Eighteen months ago, I found myself sitting in Madison Square Park.  I’d just stepped out of an investor pitch.  It had gone well,  and the investor wanted to invest in my company.  The catch was that he wanted us to shift our approach fairly significantly —  changing everything from our content approach (moving from largely horizontal to vertical, focusing on the beauty, fashion and style category) to focusing on aggregation, to hiring a salesforce instead of letting YouTube handle sales. I had a lot to think about.

The investor wanted us to syndicate our content around the Web on pertinent websites.  Then on YouTube, he wanted us to become a multi-channel network, aggregating similar-themed, smaller channels in an effort to emulate the success of the then leading multi-channel network, Machinima, whose founder had invested in a new MCN targeting the young female demo.  We’d then use the proceeds to hire a sales force and monetize the content and audience accordingly.  In theory and on paper, this was the “winning” formula that many others had embraced. To me, it just didn’t jive.

Having worked at an online men’s lifestyle magazine from 2000-05, I knew the men’s market and demo inside out, but had been handcuffed by a non-competition agreement, so I’d gone out of my way to avoid tackling this market head-on.

Did I want to all of a sudden drop the horizontal market and take on the young female market?  Not really.

Did I want to de-emphasize production of our content to focus on aggregation?  Nope.

And did syndication of the content we did produce on mid- to low-tier sites seem like a winning strategy?  I simply didn’t think so.

But bear in mind, despite our operational success, at the time, the company was technically insolvent.  Granted, most of the debt was owed to me, via many loans I’d made to the company to stay afloat in leaner years.

Even though I’d never had any real runway, I just couldn’t be sold on the VC’s pitch.  My advisor knew it, I knew it, and my team knew it.  So I came back to the office, and decided to keep doing what we’d done, with minor adjustments instead of the massive pivot the VC was calling for.  In all fairness, these were minor changes we’d already embarked on a year previous to that meeting.  The metrics were not improving fast enough, but they were going in the right direction — just not fast enough in the eyes of a VC.  I’ll always pick good over big, smart over fast. But without results, it’s easy to give in.
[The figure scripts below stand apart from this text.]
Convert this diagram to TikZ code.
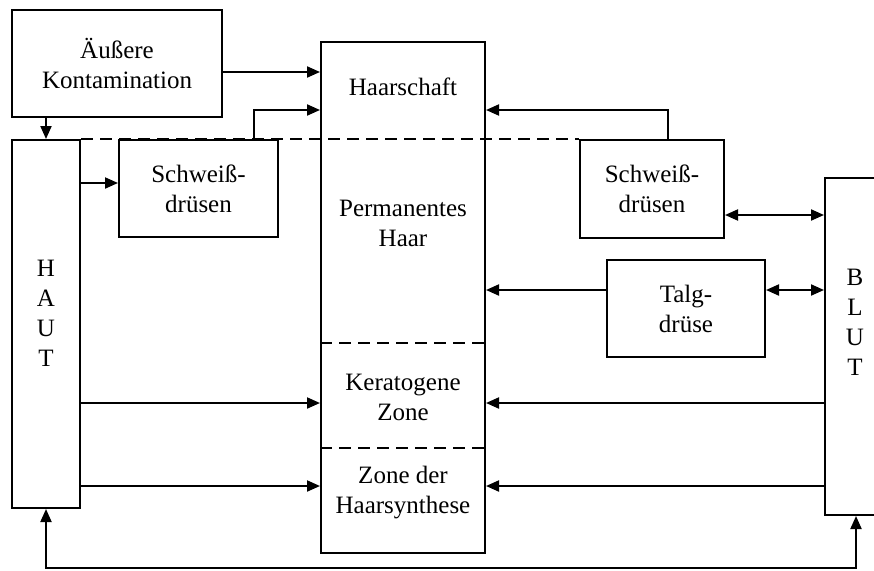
\documentclass[tikz,border=0pt]{standalone}
\usepackage{fontspec}
\setmainfont{Liberation Serif}
\usetikzlibrary{arrows.meta,positioning}

\begin{document}
\begin{tikzpicture}[x=1pt,y=-1pt,line width=2pt,
    >={Triangle[length=13pt,width=11pt]},
    font=\fontsize{25}{30}\selectfont,
    box/.style={draw,rectangle,inner sep=0pt,align=center},
    lbl/.style={align=center,inner sep=0pt},
    trenn/.style={dash pattern=on 12pt off 7pt}]
  \useasboundingbox (0,0) rectangle (874,570);
  % boxes
  \node[box,minimum width=210pt,minimum height=107pt] (aussen) at (117,63.5) {Äußere\\Kontamination};
  \node[box,minimum width=68pt,minimum height=368pt] (haut) at (46,324) {};
  \node[box,minimum width=159pt,minimum height=97pt] (schweissL) at (198.5,188.5) {Schweiß-\\drüsen};
  \node[box,minimum width=164pt,minimum height=511pt] (haar) at (403,297.5) {};
  \node[box,minimum width=144pt,minimum height=98pt] (schweissR) at (652,189) {Schweiß-\\drüsen};
  \node[box,minimum width=158pt,minimum height=97pt] (talg) at (686,308.5) {Talg-\\drüse};
  \node[box,minimum width=62pt,minimum height=337pt] (blut) at (856,346.5) {};
  % texts
  \node[lbl] (hautT) at (46,313) {H\\A\\U\\T};
  \node[lbl] (blutT) at (855,322) {B\\L\\U\\T};
  \node[lbl] (schaft) at (403,87) {Haarschaft};
  \node[lbl] (perm) at (403,223) {Permanentes\\Haar};
  \node[lbl] (kerat) at (403,397) {Keratogene\\Zone};
  \node[lbl] (synth) at (403,493) {Zone der\\Haarsynthese};
  % levels
  \coordinate (yA) at (0,72);
  \coordinate (yB) at (0,110);
  \coordinate (yC) at (0,183);
  \coordinate (yD) at (0,215);
  \coordinate (yE) at (0,290);
  \coordinate (yF) at (0,403);
  \coordinate (yG) at (0,486);
  \coordinate (yH) at (0,568);
  \coordinate (xL) at (254,0);
  \coordinate (xR) at (668,0);
  % dashed separators
  \draw[trenn] (haut.north east) -- (schweissR.north west);
  \draw[trenn] (haar.west |- 0,343) -- (haar.east |- 0,343);
  \draw[trenn] (haar.west |- 0,448) -- (haar.east |- 0,448);
  % arrows
  \draw[->] (aussen.east |- yA) -- (haar.west |- yA);
  \draw[->] (haut.north |- aussen.south) -- (haut.north);
  \draw[->] (haut.east |- yC) -- (schweissL.west |- yC);
  \draw[->] (xL |- schweissL.north) |- (haar.west |- yB);
  \draw[->] (xR |- schweissR.north) |- (haar.east |- yB);
  \draw[<->] (schweissR.east |- yD) -- (blut.west |- yD);
  \draw[->] (talg.west |- yE) -- (haar.east |- yE);
  \draw[<->] (talg.east |- yE) -- (blut.west |- yE);
  \foreach \lev in {yF,yG} {
    \draw[->] (haut.east |- \lev) -- (haar.west |- \lev);
    \draw[->] (blut.west |- \lev) -- (haar.east |- \lev);
  }
  \draw[<->] (haut.south) -- (haut.south |- yH) -- (blut.south |- yH) -- (blut.south);
\end{tikzpicture}
\end{document}
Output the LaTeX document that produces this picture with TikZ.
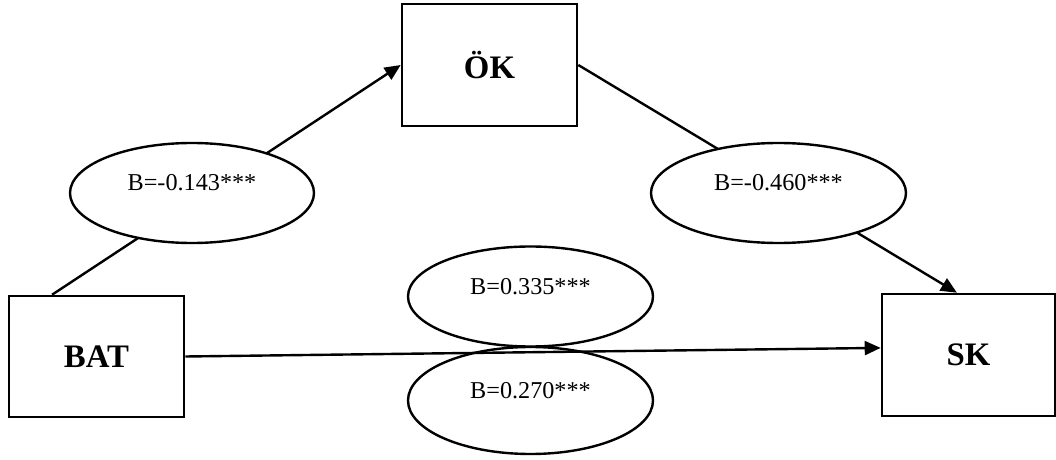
\documentclass[tikz,border=0pt]{standalone}
\usepackage{fontspec}
\setmainfont{Liberation Serif}
\usetikzlibrary{shapes.geometric,arrows.meta,calc,backgrounds}
\tikzset{
  varbox/.style={draw, line width=1.3pt, fill=white, inner sep=0pt, minimum width=87.5pt, minimum height=61pt, font=\fontsize{16.4}{19}\selectfont\bfseries},
  coefell/.style={draw, ellipse, line width=1.2pt, fill=white, inner sep=0pt, font=\fontsize{12.1}{14}\selectfont},
  conn/.style={line width=1.2pt},
  arr/.style={conn, -{Triangle[length=8pt,width=7pt]}}
}
\newcommand{\elltext}[1]{\smash{\raisebox{1.2pt}{#1}}}
\begin{document}
\begin{tikzpicture}[x=0.5pt,y=-0.5pt]
\useasboundingbox (0,0) rectangle (1056,460);
\node[varbox] (OK) at (489.5,65) {ÖK};
\node[varbox, minimum height=60.5pt] (BAT) at (96.5,356.5) {BAT};
\node[varbox, minimum width=86.5pt] (SK) at (968.5,355) {SK};
\node[coefell, minimum width=122pt, minimum height=50pt] (E1) at (192,193) {\elltext{B=-0.143***}};
\node[coefell, minimum width=127.5pt, minimum height=50pt] (E2) at (778.5,193) {\elltext{B=-0.460***}};
\node[coefell, minimum width=122.5pt, minimum height=50pt] (E3) at (530.5,296.5) {\elltext{B=0.335***}};
\node[coefell, minimum width=122.5pt, minimum height=53.5pt] (E4) at (530.5,400.5) {\elltext{B=0.270***}};
\begin{pgfonlayer}{background}
\draw[arr] ($(BAT.north west)!0.25!(BAT.north east)$) -- (OK.west);
\draw[arr] (OK.east) -- ($(SK.north west)!0.434!(SK.north east)$);
\end{pgfonlayer}
\draw[arr] (BAT.east) -- ($(SK.north west)!0.443!(SK.south west)$);
\end{tikzpicture}
\end{document}
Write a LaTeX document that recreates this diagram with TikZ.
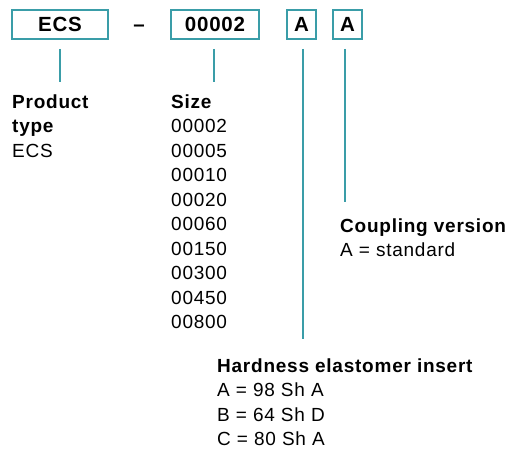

Eighteen months later, we did the opposite in many ways.  For one, we actually ran the other way and  embraced at least one vertical — the men’s demo – which turned out well for us.

We dropped the syndicated player strategy, unsure of the quality of traffic we’d be chasing. This year the portion of views that came from YouTube jumped from about 15% to over two-thirds.  While many may question that breakdown, our P&L supports the decision.

We also didn’t pick one vertical, let alone fashion and beauty, which are quite vulnerable to UGC at the low end and celebrities at the top (a user-generated makeup tip is just as good as a professionally produced one; and if I am a brand, I want to sponsor something by a celebrity, not any random producer’s).  In the end, we remained pretty horizontal, though we focused on formats that worked best.

In the 18 months since the VC’s offer to build a sales force. I realized that, too, might be overrated. In that time, my insanity (doing the same thing and expecting a different outcome) paid off: We’re now debt-free, and while we can afford to do so, we’re still not inclined to build a sales force.  When it’s said and done, I am content (for now, anyway), to let YouTube handle sales even if they did recently sweeten the pot.  If you peel the layers of the onion back, you realize that the eCPM from YouTube’s monetizable views are reasonable — if, of course, you don’t have VCs on your board pushing for more (which we don’t), or another platform that yields more revenue or eCPM.

The lesson here, for me anyway, is that you can build a business online through the production of online video content, but the second you have investors on board, you will never be able to build a business that is big enough.  So as much as one gains “street credibility” by saying you have outside investors, it’s actually the best way to misalign your objectives and please the wrong stakeholders.

To paraphrase Herb Kelleher: Give audiences what they want, treat your employees well (which is something VC-backed companies simply can’t do in the long-run), serve your clients and partners admirably, and in the end, everything will take care of itself.